Why plutonium and uranium are especially susceptible to do fission? Why plutonium and uranium are especially susceptible to do fission? Are there any other elements that can also be subject to fission?
 A: It is not the elements but the isotopes U-235 and Pu-239. Those two have an odd number of neutrons, and can fission by absorbing a thermal neutron. It is the pairing energy (spin-up and spin-down) that is the cause of this.
A: All of the nuclei - except the proton - are susceptible to fission.
The typical binding energy of a nucleon (particles of the core of the atoms, i.e. neutron or proton) is around $\mathrm{5MeV}$ in most atoms. Hitting a nucleus with anything sometimes of this energy, it will fissile.
However, not this is what you likely want. The ${}^{235}\mathrm{U}$ and the ${}^{239}\mathrm{Pu}$ are special, that we can do chain reaction with it: the neutrons leaving the fissiled nucleus can fissile other nuclei.
This chain reaction capability is a very special feature:


*

*there are at least 1300 nuclei known (most of them is very short living)

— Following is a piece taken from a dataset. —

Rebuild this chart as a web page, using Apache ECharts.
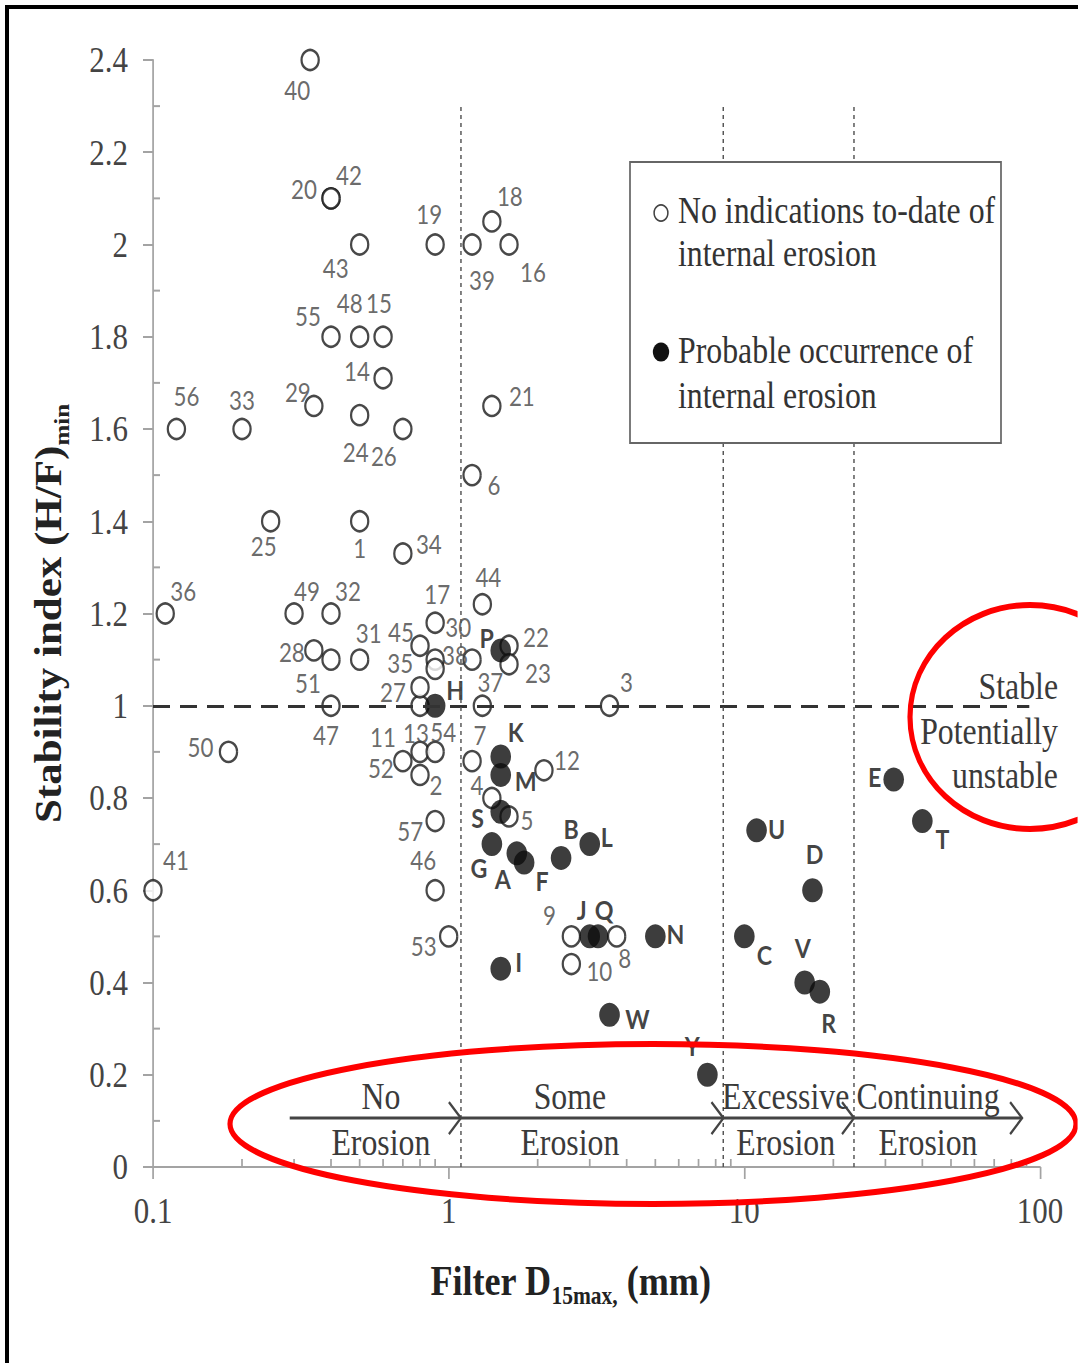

*roughly 130 of them are stable

*there are capable to do around 10-12 nuclear reactions


Despite that, only these two are usable to make nuclear chain reaction from them.
A: The n/p ratio, that is,  neutron to proton ratio is much greater than 1.5.So they are highly fission able. Radioactivity is a nuclear phenomenon. No electrons are responsible for this.